● DATA IN THIS EXERCISE
════════════════

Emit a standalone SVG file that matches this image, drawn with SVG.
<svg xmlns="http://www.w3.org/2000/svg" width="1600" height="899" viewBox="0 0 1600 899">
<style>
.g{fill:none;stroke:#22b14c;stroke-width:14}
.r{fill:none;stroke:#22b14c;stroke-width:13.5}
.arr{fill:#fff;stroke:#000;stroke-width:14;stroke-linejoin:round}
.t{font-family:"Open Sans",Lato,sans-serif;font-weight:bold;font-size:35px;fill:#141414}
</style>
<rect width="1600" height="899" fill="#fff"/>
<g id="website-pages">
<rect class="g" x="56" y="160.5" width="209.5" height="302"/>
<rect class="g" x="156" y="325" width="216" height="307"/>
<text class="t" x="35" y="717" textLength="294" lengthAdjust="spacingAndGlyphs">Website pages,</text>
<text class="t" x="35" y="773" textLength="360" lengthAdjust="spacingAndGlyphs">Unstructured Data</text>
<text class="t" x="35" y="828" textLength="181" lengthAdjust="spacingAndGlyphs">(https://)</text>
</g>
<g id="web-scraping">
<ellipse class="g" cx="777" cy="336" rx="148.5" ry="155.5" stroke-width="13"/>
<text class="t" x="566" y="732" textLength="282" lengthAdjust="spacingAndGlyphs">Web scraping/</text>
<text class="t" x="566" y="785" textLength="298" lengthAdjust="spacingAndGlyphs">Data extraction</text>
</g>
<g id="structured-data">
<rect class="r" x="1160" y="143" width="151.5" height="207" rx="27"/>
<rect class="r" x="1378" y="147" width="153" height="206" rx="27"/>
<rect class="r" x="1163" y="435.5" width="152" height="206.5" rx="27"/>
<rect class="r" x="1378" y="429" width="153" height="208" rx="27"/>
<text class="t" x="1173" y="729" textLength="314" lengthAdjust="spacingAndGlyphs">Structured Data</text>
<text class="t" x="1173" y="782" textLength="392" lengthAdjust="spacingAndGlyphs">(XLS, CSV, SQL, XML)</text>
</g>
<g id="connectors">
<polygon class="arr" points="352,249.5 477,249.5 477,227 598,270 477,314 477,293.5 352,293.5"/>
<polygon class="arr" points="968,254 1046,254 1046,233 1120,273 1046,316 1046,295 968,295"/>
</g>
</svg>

════════════════

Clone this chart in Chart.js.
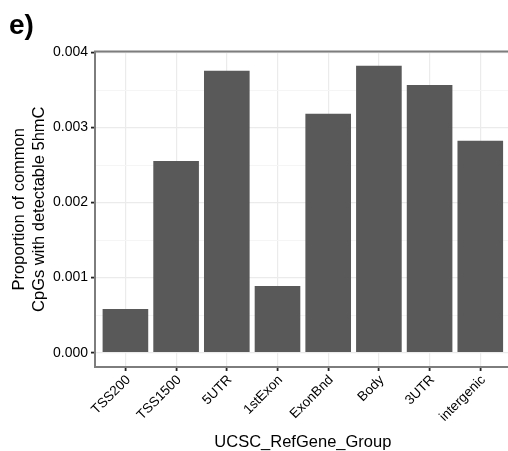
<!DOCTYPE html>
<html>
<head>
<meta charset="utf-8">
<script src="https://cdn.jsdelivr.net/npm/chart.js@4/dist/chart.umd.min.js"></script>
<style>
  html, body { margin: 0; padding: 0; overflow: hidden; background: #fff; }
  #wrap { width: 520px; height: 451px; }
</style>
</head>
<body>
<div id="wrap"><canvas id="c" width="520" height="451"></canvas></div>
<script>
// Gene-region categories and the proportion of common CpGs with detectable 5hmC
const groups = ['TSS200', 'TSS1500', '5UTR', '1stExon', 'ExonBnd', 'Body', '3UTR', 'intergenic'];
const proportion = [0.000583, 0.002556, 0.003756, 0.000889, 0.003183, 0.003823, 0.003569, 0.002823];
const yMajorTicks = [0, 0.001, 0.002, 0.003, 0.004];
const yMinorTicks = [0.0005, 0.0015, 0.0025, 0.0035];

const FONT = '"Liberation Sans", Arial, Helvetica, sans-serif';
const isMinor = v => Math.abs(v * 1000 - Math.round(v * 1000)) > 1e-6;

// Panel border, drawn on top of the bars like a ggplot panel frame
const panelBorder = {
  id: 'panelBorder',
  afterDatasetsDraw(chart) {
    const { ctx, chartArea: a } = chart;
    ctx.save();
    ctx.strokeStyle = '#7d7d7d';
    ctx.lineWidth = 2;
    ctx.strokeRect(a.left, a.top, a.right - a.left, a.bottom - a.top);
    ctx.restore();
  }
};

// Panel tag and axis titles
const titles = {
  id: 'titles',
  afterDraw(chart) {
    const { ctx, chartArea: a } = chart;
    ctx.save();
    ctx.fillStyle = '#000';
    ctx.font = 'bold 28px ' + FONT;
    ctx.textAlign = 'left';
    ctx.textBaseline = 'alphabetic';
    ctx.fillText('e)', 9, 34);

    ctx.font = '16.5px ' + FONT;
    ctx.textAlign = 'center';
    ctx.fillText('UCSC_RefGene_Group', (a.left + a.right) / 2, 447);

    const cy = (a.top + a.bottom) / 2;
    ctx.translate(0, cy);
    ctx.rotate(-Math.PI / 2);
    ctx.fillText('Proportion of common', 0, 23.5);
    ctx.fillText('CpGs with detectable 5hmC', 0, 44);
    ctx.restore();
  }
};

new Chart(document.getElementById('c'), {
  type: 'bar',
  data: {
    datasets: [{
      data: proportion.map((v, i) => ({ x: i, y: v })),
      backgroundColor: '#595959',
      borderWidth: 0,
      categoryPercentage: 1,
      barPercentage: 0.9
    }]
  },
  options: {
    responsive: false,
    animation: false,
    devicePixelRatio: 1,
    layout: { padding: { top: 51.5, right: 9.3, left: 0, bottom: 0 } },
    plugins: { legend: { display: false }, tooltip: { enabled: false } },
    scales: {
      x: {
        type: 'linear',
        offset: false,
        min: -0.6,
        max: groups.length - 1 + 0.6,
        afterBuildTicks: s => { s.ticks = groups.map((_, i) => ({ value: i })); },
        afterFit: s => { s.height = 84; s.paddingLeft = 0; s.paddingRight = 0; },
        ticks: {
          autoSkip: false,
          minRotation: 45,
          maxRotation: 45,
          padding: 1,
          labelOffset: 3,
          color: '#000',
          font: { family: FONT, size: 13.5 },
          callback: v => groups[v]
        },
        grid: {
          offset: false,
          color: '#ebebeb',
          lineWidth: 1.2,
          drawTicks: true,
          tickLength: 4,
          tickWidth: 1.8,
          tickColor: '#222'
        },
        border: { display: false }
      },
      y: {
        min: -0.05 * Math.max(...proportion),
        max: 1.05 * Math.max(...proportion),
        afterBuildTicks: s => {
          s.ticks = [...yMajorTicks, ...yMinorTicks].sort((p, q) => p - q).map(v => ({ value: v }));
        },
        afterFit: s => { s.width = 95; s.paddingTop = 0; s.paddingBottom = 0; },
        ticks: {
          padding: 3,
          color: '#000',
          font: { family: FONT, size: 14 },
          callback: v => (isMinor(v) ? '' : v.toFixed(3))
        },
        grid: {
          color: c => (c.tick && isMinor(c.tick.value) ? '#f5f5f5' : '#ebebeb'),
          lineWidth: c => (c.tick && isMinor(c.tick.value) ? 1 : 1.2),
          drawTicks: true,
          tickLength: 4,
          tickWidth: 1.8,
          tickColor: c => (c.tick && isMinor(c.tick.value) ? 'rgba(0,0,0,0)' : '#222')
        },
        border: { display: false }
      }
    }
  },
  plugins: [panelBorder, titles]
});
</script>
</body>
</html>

════════════════

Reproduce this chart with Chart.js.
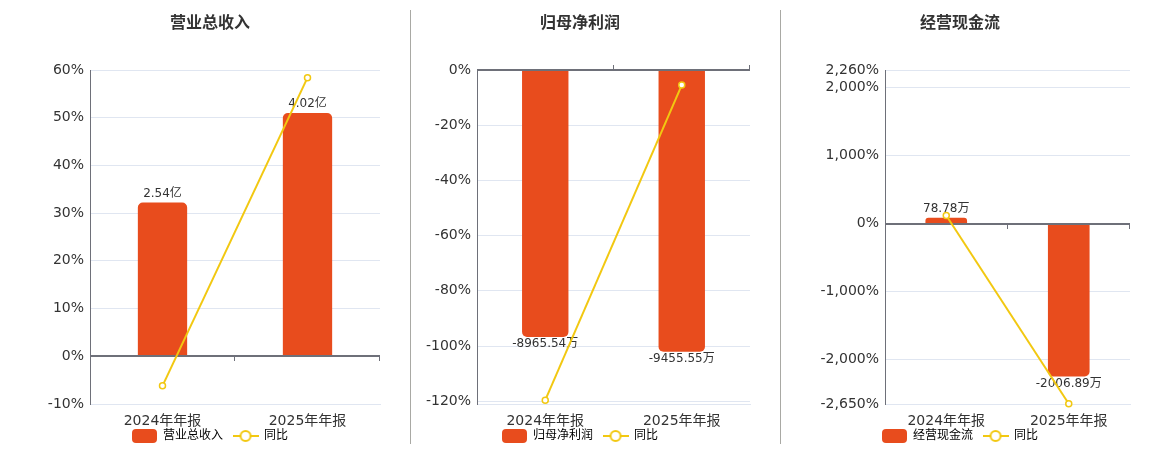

════════════════

● PROBLEM TO SOLVE
Take the lines from the one holding "Clone this chart in Chart.js." to the one holding "const isMinor = v", both lines included, and give them again exactly, with no pictures.

● WRITTEN SOLUTION
Clone this chart in Chart.js.
<!DOCTYPE html>
<html>
<head>
<meta charset="utf-8">
<script src="https://cdn.jsdelivr.net/npm/chart.js@4/dist/chart.umd.min.js"></script>
<style>
  html, body { margin: 0; padding: 0; overflow: hidden; background: #fff; }
  #wrap { width: 520px; height: 451px; }
</style>
</head>
<body>
<div id="wrap"><canvas id="c" width="520" height="451"></canvas></div>
<script>
// Gene-region categories and the proportion of common CpGs with detectable 5hmC
const groups = ['TSS200', 'TSS1500', '5UTR', '1stExon', 'ExonBnd', 'Body', '3UTR', 'intergenic'];
const proportion = [0.000583, 0.002556, 0.003756, 0.000889, 0.003183, 0.003823, 0.003569, 0.002823];
const yMajorTicks = [0, 0.001, 0.002, 0.003, 0.004];
const yMinorTicks = [0.0005, 0.0015, 0.0025, 0.0035];

const FONT = '"Liberation Sans", Arial, Helvetica, sans-serif';
const isMinor = v => Math.abs(v * 1000 - Math.round(v * 1000)) > 1e-6;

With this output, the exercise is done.